Es wird Morgen werden, wir werden einen Weg erkennen. Irgendwann. Wir werden gehen und reden. Deshalb lässt Markus das Ende offen. Er kann es nicht für uns schreiben. Keiner kann das für den anderen vorschreiben. Das Evangelium bekommt viele persönliche Schlüsse – deinen und meinen. Jeder hat seinen ganz persönlichen Ausgang aus dem Grab. Mit jedem findet Gott einen ganz eigenen Weg ins Osterlicht. Es dauert eine ganze Zeit lang, bis wir wirklich begreifen, dass ein geliebter Mensch nicht mehr lebt. Um wieviel länger muss es brauchen, bis wir eine Ahnung davon bekommen, dass Gott uns nicht dem Tode überlässt, sondern uns das Leben schenkt. Der konkrete Tod wiegt mehr als die Verheißung der Auferstehung.
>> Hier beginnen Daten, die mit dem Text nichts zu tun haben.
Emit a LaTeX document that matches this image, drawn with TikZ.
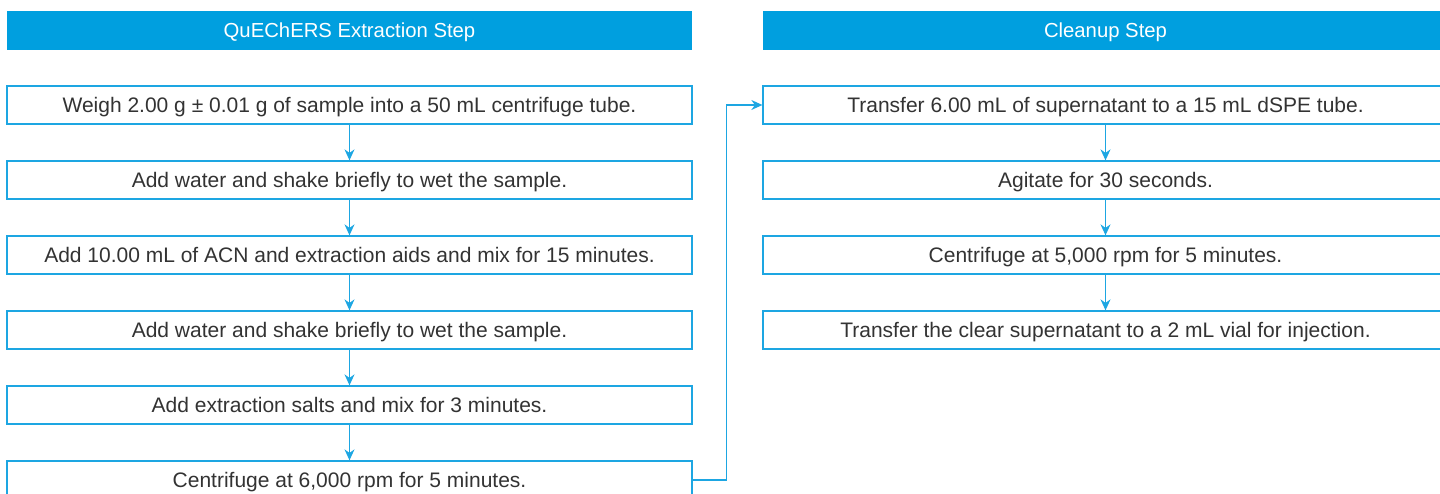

Gibt es ein Leben danach? Ja, das gibt es…. Aber es kommt uns unfassbar vor. Unmöglich erscheint es, wenn wir im Todesdunkel sitzen. Der Trauerstein… er wird fortgewälzt werden. Die Ostersonne wird aufgehen und unsere Geschichte wird weitergeschrieben werden. Wir sollen das Evangelium nicht zuklappen und sagen: Unglaublich war das damals. Wir schreiben es gegenwärtig fort. In unserem eigenen, ganz normalen Leben findet das Evangelium seine Fortsetzung. Die drucken wir nicht in die Bibel, wie es vor langer Zeit die Menschen mit dem Markusevangelium getan haben. Das Evangelium hat einen offenen Schluss. Offen für Gottes Weg mit jedem einzelnen. Der Herr ist auferstanden! Es gibt ein Leben danach!